Great-looking book. Unique and compelling milieu. What’s the catch?

The closest thing to a catch is that it takes James Stokoe a long time to release each issue, because he writes, draws, inks and colors them himself. I don’t have a problem with this. In fact, I would embrace an alternative model of American comics closer to what you see in Europe, where 45-60 page chapters are released annually in high-quality hardcovers. There are talented comic book artists suited to the monthly format, but a lot aren’t. Put shortly, this book is worth the wait.

Okay, there’s one more catch, and I’m surprised I’d ever say it: this comic looks better digitally than in print. I have the Orc Stain trade paperback (which collects issues one through five), and Orc Stain #6, the most recent issue. Both are printed on an uncoated paper that greedily absorbs the rich tapestry of ink that makes up an issue of Orc Stain, reducing its contrast and vividity. Would it raise the price-point too high to print the comic on glossy paper? I can’t say.

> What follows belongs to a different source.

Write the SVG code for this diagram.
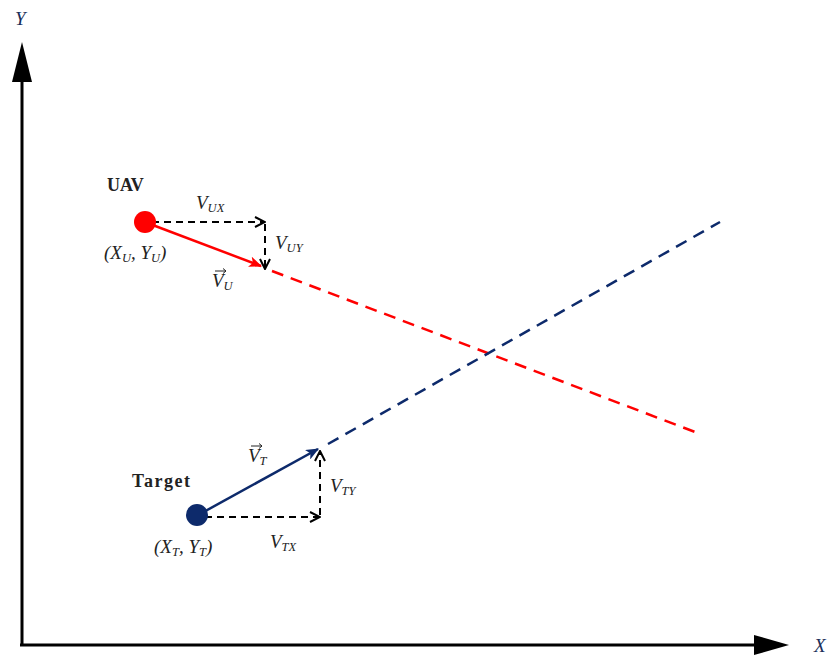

I can tell you with confidence, however, that when you compare two-page spreads that run across both a comic book page and the inside back cover, it’s the half on the coated cover that looks best. The other side appears limp and demure by comparison. When you read the comic digitally, you don’t have this problem. It’s bright and beautiful, exploding off the screen. Good thing it’s available on comiXology for 2 bucks an issue.

Orc Stain is an artist’s compelling vision of brazen weirdness, a genuine labor of love carefully crafted. In North America, people deserve more credit for creating comics in this fashion.